Ian Griffiths of the Virginia Woolf Society also spoke of Woolf’s “intellectual remoteness” from Sri Lankan culture which he attributed to his “Cambridge education”. He suggested that Woolf had a different aesthetic which meant he did not appreciate the subtleties of Sri Lankan drumming nor the sculptures of the Hindu temples, describing them in ‘Growing’ as “florid”. However, the extent to which this lack of understanding can be described as ‘imperialist’ is debatable. He said Woolf‘s idea that the British colonial government should compensate Sri Lankan farmers for the loss of their cattle from rinderpest in 1910 was considered radically “socialist” at the time. Woolf could therefore be described as a “benevolent or caring imperialist”.

Madame Micha Venaille, Woolf’s French translator, took up this point. She said that Woolf was both “generous and intelligent”. Woolf talked to the village people who were deprived of language because they were deprived of power. He listened to them and reproduced their thoughts and ideas in his book, ‘Village in the Jungle’. In this way, he gave a voice to the voiceless. She maintained that he continued with this later on when he engaged with the slum dwellers of Manchester in the 1930’s. She said, “He sat under a kumbuk tree and talked to the villagers: he listened to them and later he talked to women in the slums of Manchester. He had an empathy with people who were different from him. He was not a snob in the sense of class – he could talk to and listen to anybody. His empathy with the ordinary people was very anti-Cambridge... it was outside his own class.” Others suggested that this was possibly linked to his self-effacing demeanour and to his Jewishness.

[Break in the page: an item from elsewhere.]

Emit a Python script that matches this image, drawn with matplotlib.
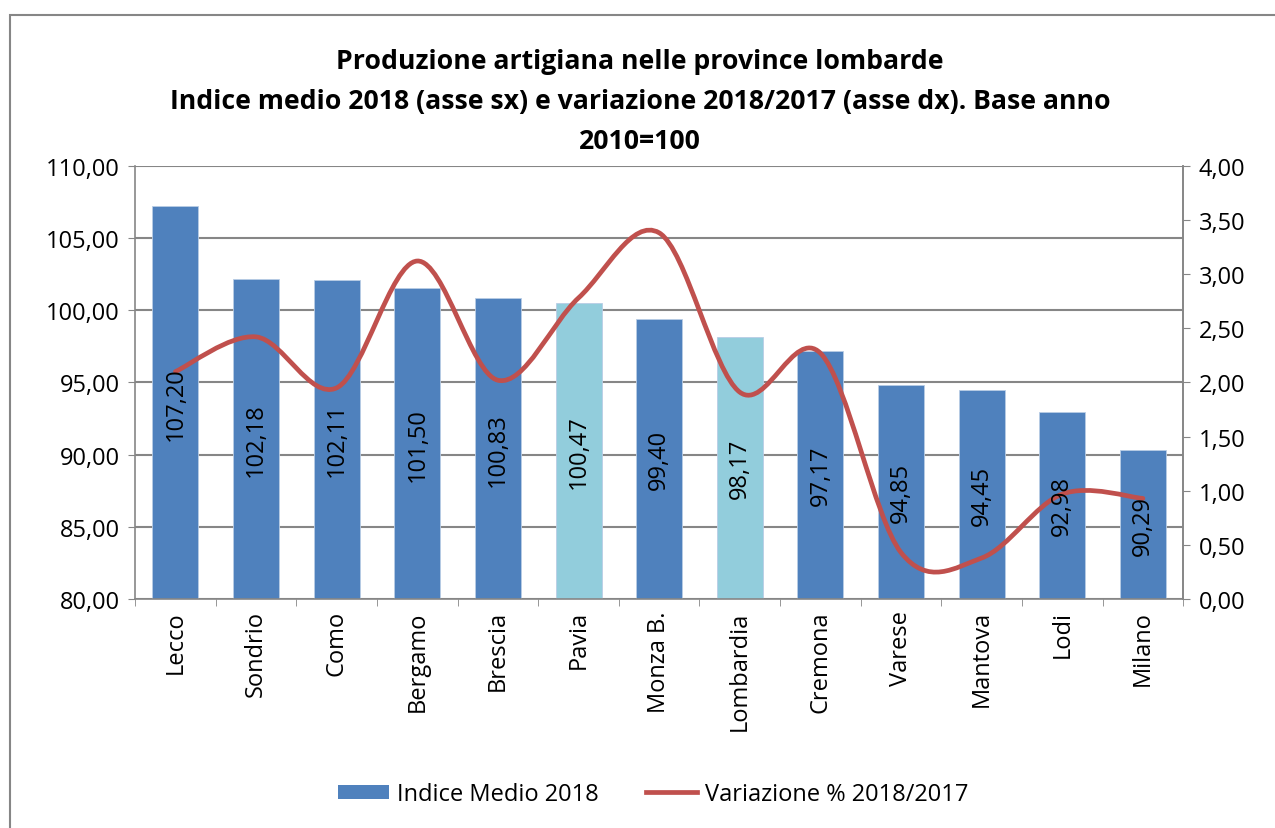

Woolf’s enduring trait of self-effacement was discussed by Ian Griffiths in relation to Woolf’s relationship with his first wife, the novelist Virginia Woolf (nee Stephen). He agreed with Jane Russell that this had been a platonic relationship based on an artistic venture which was centred on the writing of Virginia’s many novels as well as other publications associated with their publishing house, the Hogarth Press. (This included the works of Freud in English).

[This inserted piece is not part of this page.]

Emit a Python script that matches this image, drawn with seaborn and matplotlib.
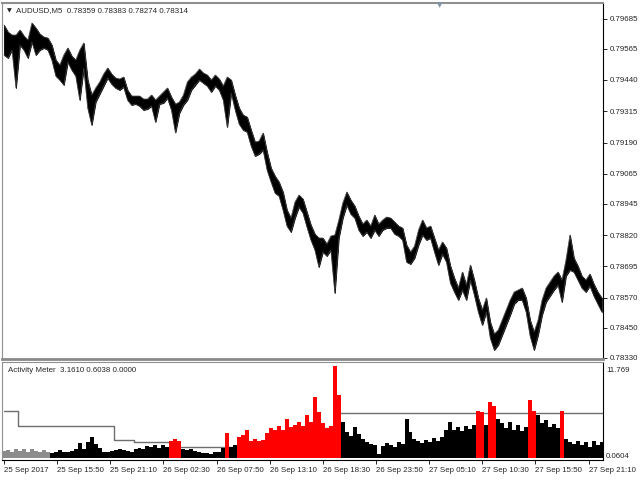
import numpy as np
import pandas as pd
import matplotlib.pyplot as plt
import seaborn as sns

# price samples (every ~24 min), high / low
high = [0.7966, 0.79632, 0.7962, 0.7962, 0.7964, 0.79616, 0.796, 0.79668, 0.79648, 0.79624,
        0.79612, 0.79608, 0.7958, 0.7952, 0.795, 0.7954, 0.79568, 0.79536, 0.7952, 0.7956,
        0.79588, 0.7944, 0.7938, 0.79408, 0.79432, 0.79464, 0.79488, 0.79464, 0.79448, 0.79444,
        0.79452, 0.794, 0.79376, 0.79376, 0.79376, 0.79364, 0.79364, 0.7938, 0.7936, 0.79376,
        0.79392, 0.79408, 0.79372, 0.79344, 0.79352, 0.7938, 0.79432, 0.79452, 0.79464, 0.79484,
        0.79468, 0.7946, 0.7944, 0.7946, 0.79444, 0.79416, 0.79452, 0.7944, 0.7938, 0.79328,
        0.793, 0.79292, 0.7924, 0.79192, 0.79196, 0.79228, 0.79152, 0.79088, 0.79056, 0.79032,
        0.78992, 0.7892, 0.78888, 0.78952, 0.7898, 0.78964, 0.78912, 0.7886, 0.78824, 0.78808,
        0.78808, 0.78784, 0.78816, 0.7882, 0.7888, 0.78948, 0.78992, 0.7896, 0.78936, 0.78896,
        0.78864, 0.7888, 0.78856, 0.789, 0.78864, 0.7888, 0.78892, 0.78888, 0.78872, 0.78856,
        0.78848, 0.7878, 0.78752, 0.78776, 0.7884, 0.7888, 0.78848, 0.78856, 0.78808, 0.7876,
        0.78792, 0.78768, 0.78696, 0.78648, 0.78608, 0.78672, 0.7862, 0.787, 0.7864, 0.78568,
        0.7852, 0.78568, 0.78472, 0.78424, 0.7844, 0.7848, 0.7852, 0.7856, 0.78592, 0.786,
        0.78608, 0.78568, 0.7848, 0.78432, 0.7848, 0.7856, 0.78608, 0.78632, 0.78656, 0.78672,
        0.7864, 0.7872, 0.7882, 0.78728, 0.78696, 0.78656, 0.7864, 0.78664, 0.78624, 0.78592,
        0.78568]
low = [0.7954, 0.79528, 0.7956, 0.79408, 0.7958, 0.7956, 0.79528, 0.79592, 0.7954, 0.7956,
       0.79568, 0.7956, 0.7952, 0.79456, 0.7944, 0.7942, 0.79512, 0.7948, 0.79456, 0.7936,
       0.79488, 0.79328, 0.7926, 0.79352, 0.79384, 0.79416, 0.79448, 0.79424, 0.79408, 0.794,
       0.79412, 0.7936, 0.7934, 0.79344, 0.79336, 0.7932, 0.79324, 0.79336, 0.79272, 0.79344,
       0.79348, 0.79368, 0.7932, 0.7923, 0.79308, 0.7934, 0.7936, 0.794, 0.7942, 0.7944,
       0.79428, 0.79416, 0.79392, 0.79416, 0.794, 0.7936, 0.79252, 0.79388, 0.7932, 0.79264,
       0.7924, 0.79232, 0.79176, 0.79136, 0.79144, 0.7916, 0.7908, 0.79032, 0.78988, 0.78976,
       0.7892, 0.78856, 0.78832, 0.78888, 0.78932, 0.78908, 0.78852, 0.788, 0.7876, 0.78692,
       0.78752, 0.78736, 0.7876, 0.78588, 0.78808, 0.78888, 0.7894, 0.78904, 0.78888, 0.7884,
       0.78816, 0.78832, 0.78808, 0.7884, 0.78816, 0.7884, 0.78848, 0.78848, 0.78824, 0.78816,
       0.788, 0.78712, 0.78704, 0.78728, 0.7878, 0.7882, 0.788, 0.78808, 0.78752, 0.787,
       0.78744, 0.78712, 0.78628, 0.78592, 0.7856, 0.786, 0.7856, 0.7864, 0.7858, 0.78512,
       0.7846, 0.78512, 0.78408, 0.7836, 0.7838, 0.7842, 0.7846, 0.785, 0.78544, 0.7856,
       0.7856, 0.78512, 0.78416, 0.7836, 0.7842, 0.785, 0.78552, 0.78576, 0.786, 0.7862,
       0.78552, 0.78656, 0.7868, 0.78672, 0.7864, 0.78608, 0.78592, 0.78616, 0.78576, 0.78544,
       0.78512]

# Activity Meter histogram
activity = [0.9, 1.0, 0.8, 1.2, 0.9, 1.1, 0.8, 1.2, 0.9, 0.8,
            1.0, 0.8, 0.6, 0.7, 1.0, 0.8, 0.7, 0.9, 1.1, 1.9,
            1.2, 2.0, 2.7, 1.8, 1.3, 0.8, 0.7, 0.9, 1.0, 1.1,
            1.0, 0.9, 0.8, 1.1, 1.3, 1.2, 1.5, 1.4, 1.7, 1.3,
            1.6, 1.4, 2.2, 2.4, 2.1, 1.1, 1.0, 1.2, 0.9, 0.8,
            0.6, 0.6, 0.5, 0.7, 0.8, 1.3, 3.2, 1.4, 1.6, 2.6,
            2.9, 3.6, 2.2, 2.4, 2.1, 2.3, 3.2, 3.8, 3.5, 4.0,
            3.6, 4.9, 3.9, 4.2, 4.5, 4.0, 5.5, 4.6, 7.7, 5.8,
            4.4, 3.8, 4.0, 11.7, 8.0, 4.6, 3.3, 2.8, 3.9, 3.0,
            2.4, 2.0, 1.8, 1.6, 0.5, 1.5, 1.9, 1.7, 1.4, 2.0,
            1.8, 5.0, 3.3, 2.4, 2.1, 1.9, 2.3, 2.0, 2.5, 2.2,
            2.6, 3.6, 4.6, 3.5, 3.9, 3.4, 4.0, 3.7, 4.2, 5.9,
            5.8, 4.2, 7.1, 6.6, 5.0, 4.4, 3.8, 4.6, 3.6, 4.2,
            3.4, 3.9, 7.4, 6.0, 5.5, 4.4, 4.8, 3.9, 4.3, 3.8,
            5.9, 2.4, 2.0, 1.8, 2.2, 1.6, 2.0, 1.4, 2.1, 1.7,
            2.0]
gray_count = 12
red_idx = [42, 43, 44, 56] + list(range(59, 85)) + [119, 120, 122, 123, 132, 133, 140]

# threshold level line (step values and run lengths)
thr_levels = [5.95, 4.05, 2.28, 2.0, 1.4, 3.8, 5.7]
thr_runs = [4, 24, 5, 11, 31, 9, 67]

price_ticks = [0.79685, 0.79565, 0.79440, 0.79315, 0.79190, 0.79065,
               0.78945, 0.78820, 0.78695, 0.78570, 0.78450, 0.78330]
date_labels = ["25 Sep 2017", "25 Sep 15:50", "25 Sep 21:10", "26 Sep 02:30",
               "26 Sep 07:50", "26 Sep 13:10", "26 Sep 18:30", "26 Sep 23:50",
               "27 Sep 05:10", "27 Sep 10:30", "27 Sep 15:50", "27 Sep 21:10"]

sns.set_style("white")
plt.rcParams["font.family"] = ["Liberation Sans", "DejaVu Sans"]
fs = 5.7

x = np.arange(len(high))
state = np.array(["black"] * len(activity), dtype=object)
state[:gray_count] = "gray"
state[red_idx] = "red"
df = pd.DataFrame({"i": x, "activity": activity, "state": state})
threshold = np.repeat(thr_levels, thr_runs)

fig = plt.figure(figsize=(6.4, 4.8), dpi=100)
ax1 = fig.add_axes([2 / 640, 1 - 359 / 480, 601 / 640, 356 / 480])
ax2 = fig.add_axes([2 / 640, 1 - 460 / 480, 601 / 640, 98 / 480])

# price panel
ax1.fill_between(x, low, high, color="black", lw=0.6)
sns.lineplot(x=x, y=high, color="#404040", lw=0.5, ax=ax1)
sns.lineplot(x=x, y=low, color="#404040", lw=0.5, ax=ax1)
ax1.set_xlim(-0.5, 150.3)
ax1.set_ylim(0.78324, 0.79748)
ax1.set_xticks([])
ax1.yaxis.tick_right()
ax1.set_yticks(price_ticks)
ax1.set_yticklabels([f"{p:.5f}" for p in price_ticks])
ax1.tick_params(axis="y", length=3, width=0.7, pad=1.5, labelsize=fs, direction="out")
ax1.set_xlabel("")
ax1.set_ylabel("")

# activity panel
sns.barplot(data=df, x="i", y="activity", hue="state",
            palette={"gray": "#8c8c8c", "black": "black", "red": "#ff0000"},
            dodge=False, width=1.0, native_scale=True, errorbar=None,
            saturation=1, linewidth=0, legend=False, ax=ax2)
sns.lineplot(x=x, y=threshold, color="#6e6e6e", lw=1.0, drawstyle="steps-mid",
             ax=ax2, zorder=0.5)
ax2.set_xlim(-0.5, 150.3)
ax2.set_ylim(-0.25, 12.15)
ax2.set_yticks([])
tick_pos = np.arange(len(date_labels)) * 320 / 24
ax2.set_xticks(tick_pos)
ax2.set_xticklabels(date_labels, ha="left")
ax2.tick_params(axis="x", length=3, width=0.7, pad=2, labelsize=fs, direction="out", bottom=True)
ax2.set_xlabel("")
ax2.set_ylabel("")

for ax in (ax1, ax2):
    ax.spines["left"].set_color("#909090")
    ax.spines["right"].set_color("black")
    ax.spines["top"].set_color("#909090")
    ax.spines["bottom"].set_color("black")
    for s in ax.spines.values():
        s.set_linewidth(0.8)
ax1.spines["bottom"].set_color("#8a8a8a")
ax1.spines["bottom"].set_linewidth(2.0)
ax1.spines["top"].set_linewidth(1.5)

fig.text(7 / 640, 1 - 11 / 480, "▼", fontsize=4.5, va="center", family="DejaVu Sans")
fig.text(16 / 640, 1 - 11 / 480, "AUDUSD,M5  0.78359 0.78383 0.78274 0.78314",
         fontsize=fs, va="center")
fig.text(440 / 640, 1 - 5 / 480, "▼", fontsize=5, va="center", ha="center",
         color="#7f93a8", family="DejaVu Sans")
fig.text(8 / 640, 1 - 371 / 480, "Activity Meter  3.1610 0.6038 0.0000",
         fontsize=fs, va="center")
fig.text(606 / 640, 1 - 370 / 480, "11.769", fontsize=fs, va="center")
fig.text(606 / 640, 1 - 457 / 480, "0.0604", fontsize=fs, va="center")

fig.savefig("out.png", dpi=100)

Griffiths said, “Virginia was sexually abused as a child by a young relative and this left her very highly strung. Woolf was a methodical man and he became the spine of Virginia Woolf’s novels: he organised her days and nights so she could write. It is heretical – the (Virginia Woolf) Society won’t like me saying it - but without Leonard Woolf, there would have been no Virginia and without Virginia Woolf, there would have been a great loss to 20th century literature.”

Jan Kostowski took up this point. Woolf, he argued, had a history of supporting vulnerable outsiders, whether they were the villagers of jungle hamlets in Hambantota district or the out-of-control Virginia. “Woolf,” he stated, “was a great humanist but it is difficult to relate to the extent of his humanism unless you know Sri Lanka.”

Finally, Nathan Sivasambu summed up Leonard Woolf’s contribution when he says in his paper “that Woolf was and remained of the Cambridge enlightenment whose values were those of rationality and humanism”.